Work to do:
Retype, exactly as they stand, the lines from the start of the data to the line that contains "import plotly.graph_objects as go", both ends included. Leave the pictures out.

Given information:
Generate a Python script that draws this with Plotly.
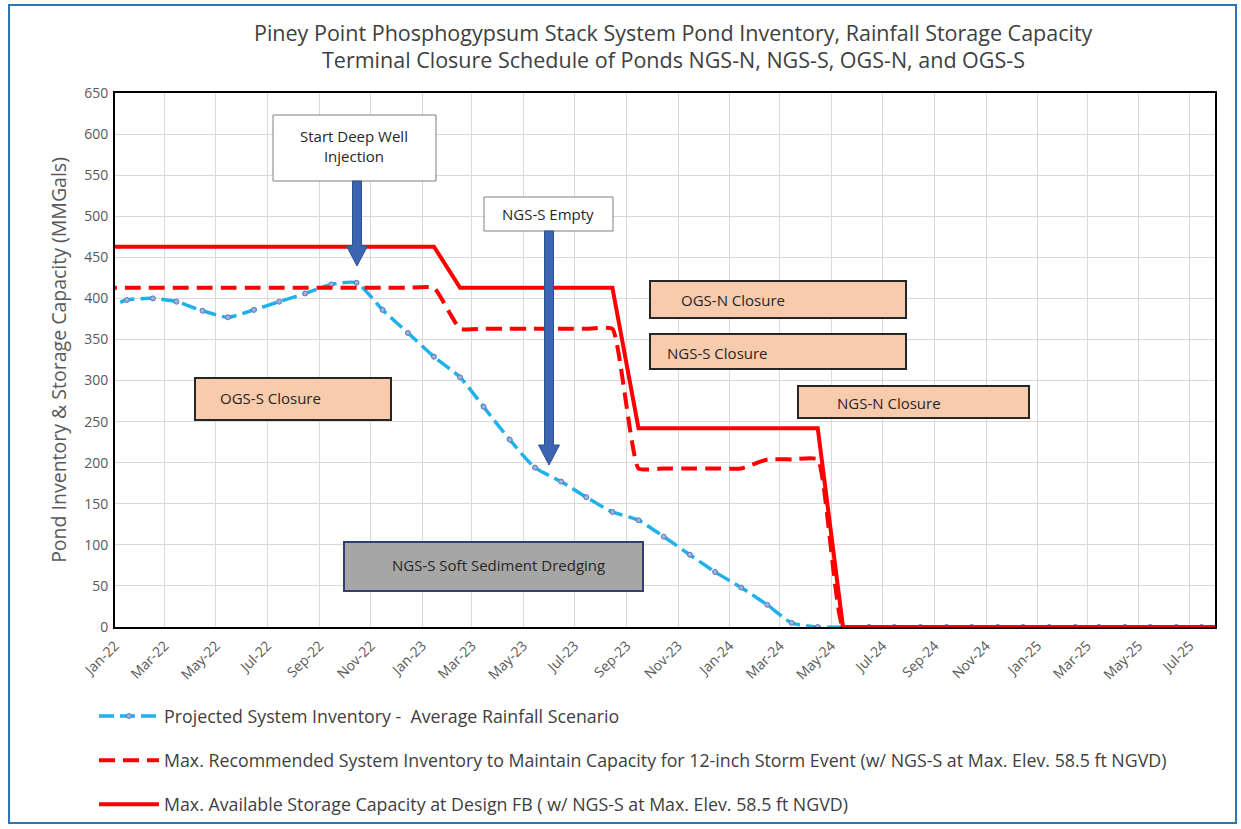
import plotly.graph_objects as go

# ---------------- data ----------------
months = [
    "2021-12-15",
    "2022-01-15", "2022-02-15", "2022-03-15", "2022-04-15", "2022-05-15", "2022-06-15",
    "2022-07-15", "2022-08-15", "2022-09-15", "2022-10-15", "2022-11-15", "2022-12-15",
    "2023-01-15", "2023-02-15", "2023-03-15", "2023-04-15", "2023-05-15", "2023-06-15",
    "2023-07-15", "2023-08-15", "2023-09-15", "2023-10-15", "2023-11-15", "2023-12-15",
    "2024-01-15", "2024-02-15", "2024-03-15", "2024-04-15", "2024-05-15", "2024-06-15",
    "2024-07-15", "2024-08-15", "2024-09-15", "2024-10-15", "2024-11-15", "2024-12-15",
    "2025-01-15", "2025-02-15", "2025-03-15", "2025-04-15", "2025-05-15", "2025-06-15",
    "2025-07-15", "2025-08-15",
]

projected_inventory = [
    385,
    398, 400, 396, 385, 377, 386, 396, 406, 417, 419, 386, 358,
    329, 304, 268, 228, 194, 177, 158, 140, 130, 110, 88, 67,
    48, 27, 5, 0, 0, 0, 0, 0, 0, 0, 0, 0,
    0, 0, 0, 0, 0, 0, 0, 0,
]

max_recommended = [
    413,
    413, 413, 413, 413, 413, 413, 413, 413, 413, 413, 413, 413,
    413, 363, 363, 363, 363, 363, 363, 363, 193, 193, 193, 193,
    193, 204, 204, 204, 0, 0, 0, 0, 0, 0, 0, 0,
    0, 0, 0, 0, 0, 0, 0, 0,
]

max_available = [
    463,
    463, 463, 463, 463, 463, 463, 463, 463, 463, 463, 463, 463,
    463, 413, 413, 413, 413, 413, 413, 413, 242, 242, 242, 242,
    242, 242, 242, 242, 0, 0, 0, 0, 0, 0, 0, 0,
    0, 0, 0, 0, 0, 0, 0, 0,
]

series_names = [
    "Projected System Inventory -  Average Rainfall Scenario",
    "Max. Recommended System Inventory to Maintain Capacity for 12-inch Storm Event (w/ NGS-S at Max. Elev. 58.5 ft NGVD)",
    "Max. Available Storage Capacity at Design FB ( w/ NGS-S at Max. Elev. 58.5 ft NGVD)",
]

title_lines = [
    "Piney Point Phosphogypsum Stack System Pond Inventory, Rainfall Storage Capacity",
    "Terminal Closure Schedule of Ponds NGS-N, NGS-S, OGS-N, and OGS-S",
]

# ---------------- layout geometry ----------------
W, H = 1241, 829
L, R, T, B = 115, 1215, 93, 627
FONT = "Open Sans"


def px(x):
    return (x - L) / (R - L)


def py(y):
    return (B - y) / (B - T)


fig = go.Figure()

fig.add_trace(go.Scatter(
    x=months, y=projected_inventory, name=series_names[0], legendgroup="a",
    mode="lines+markers",
    line=dict(color="#1FB1EA", width=3.5, dash="15px,6px", shape="spline", smoothing=0.6),
    marker=dict(size=5, color="#9DB3DE", line=dict(color="#5A79BC", width=1)),
))
fig.add_trace(go.Scatter(
    x=months, y=max_recommended, name=series_names[1], legendgroup="b",
    mode="lines",
    line=dict(color="#FF0000", width=4, dash="16px,8px", shape="spline", smoothing=0.4),
))
fig.add_trace(go.Scatter(
    x=months, y=max_available, name=series_names[2], legendgroup="c",
    mode="lines",
    line=dict(color="#FF0000", width=4),
))

shapes = []
annotations = []

# outer frame
shapes.append(dict(type="rect", xref="paper", yref="paper",
                   x0=px(9), x1=px(1236), y0=py(823), y1=py(5),
                   line=dict(color="#2E75B6", width=2), fillcolor="rgba(0,0,0,0)", layer="below"))

# title
for txt, yy in zip(title_lines, [32, 60]):
    annotations.append(dict(text=txt, xref="paper", yref="paper", x=px(673), y=py(yy),
                            showarrow=False, xanchor="center", yanchor="middle",
                            font=dict(family=FONT, size=21.5, color="#404040")))

# callout boxes: (x0, y0, x1, y1, text, tx, ty, fill, border, border width)
boxes = [
    (273, 115, 436, 181, "Start Deep Well<br>Injection", 354, 146, "#FFFFFF", "#7F7F7F", 1),
    (484, 197, 613, 231, "NGS-S Empty", 548, 214, "#FFFFFF", "#7F7F7F", 1),
    (650, 281, 906, 318, "OGS-N Closure", 733, 300, "#F8CBAD", "#262626", 2),
    (650, 334, 906, 369, "NGS-S Closure", 717, 353, "#F8CBAD", "#262626", 2),
    (798, 386, 1029, 418, "NGS-N Closure", 889, 403, "#F8CBAD", "#262626", 2),
    (195, 378, 391, 420, "OGS-S Closure", 270, 398, "#F8CBAD", "#262626", 2),
    (344, 542, 643, 591, "NGS-S Soft Sediment Dredging", 498, 565, "#A6A6A6", "#2F3F6F", 2),
]
for x0, y0, x1, y1, txt, tx, ty, fill, bc, bw in boxes:
    shapes.append(dict(type="rect", xref="paper", yref="paper",
                       x0=px(x0), x1=px(x1), y0=py(y1), y1=py(y0),
                       fillcolor=fill, line=dict(color=bc, width=bw)))
    annotations.append(dict(text=txt, xref="paper", yref="paper", x=px(tx), y=py(ty),
                            showarrow=False, xanchor="center", yanchor="middle",
                            font=dict(family=FONT, size=15, color="#262626")))


# blue block arrows
def arrow_path(xc, ytop, ytip, sw=4.5, hw=10.5, hl=20):
    pts = [(xc - sw, ytop), (xc + sw, ytop), (xc + sw, ytip - hl), (xc + hw, ytip - hl),
           (xc, ytip), (xc - hw, ytip - hl), (xc - sw, ytip - hl)]
    s = "M " + " L ".join(f"{px(a):.5f},{py(b):.5f}" for a, b in pts) + " Z"
    return s


for xc, ytop, ytip in [(357, 181, 266), (549, 231, 465)]:
    shapes.append(dict(type="path", xref="paper", yref="paper", path=arrow_path(xc, ytop, ytip),
                       fillcolor="#3C64B1", line=dict(color="#2F528F", width=1)))

fig.update_layout(
    width=W, height=H, autosize=False,
    margin=dict(l=L, r=W - R, t=T, b=H - B, pad=0),
    paper_bgcolor="white", plot_bgcolor="white",
    font=dict(family=FONT, color="#595959"),
    shapes=shapes, annotations=annotations,
    showlegend=True,
    legend=dict(xref="paper", yref="container",
                x=px(94), y=1 - 698 / H, xanchor="left", yanchor="top", orientation="v",
                font=dict(family=FONT, size=17.8, color="#404040"),
                itemwidth=60, tracegroupgap=18, bgcolor="rgba(0,0,0,0)"),
    xaxis=dict(
        type="date", range=["2022-01-01", "2025-07-31"],
        tick0="2022-01-01", dtick="M2", tickformat="%b-%y", tickangle=-45,
        tickfont=dict(family=FONT, size=14, color="#595959"),
        showgrid=True, gridcolor="#D9D9D9", gridwidth=1,
        showline=True, linecolor="black", linewidth=2, mirror=True,
        ticks="", zeroline=False, automargin=False, ticklabelstandoff=3,
    ),
    yaxis=dict(
        range=[0, 650], dtick=50, tick0=0,
        tickfont=dict(family=FONT, size=14, color="#595959"),
        title=dict(text="Pond Inventory & Storage Capacity (MMGals)", standoff=12,
                   font=dict(family=FONT, size=19.5, color="#595959")),
        showgrid=True, gridcolor="#D9D9D9", gridwidth=1,
        showline=True, linecolor="black", linewidth=2, mirror=True,
        ticks="", zeroline=False, ticklabelstandoff=2, automargin=False,
    ),
)

fig.write_html("out.html", config={"displayModeBar": False},
               post_script="document.body.style.margin='0px';")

Finished answer:
Generate a Python script that draws this with Plotly.
import plotly.graph_objects as go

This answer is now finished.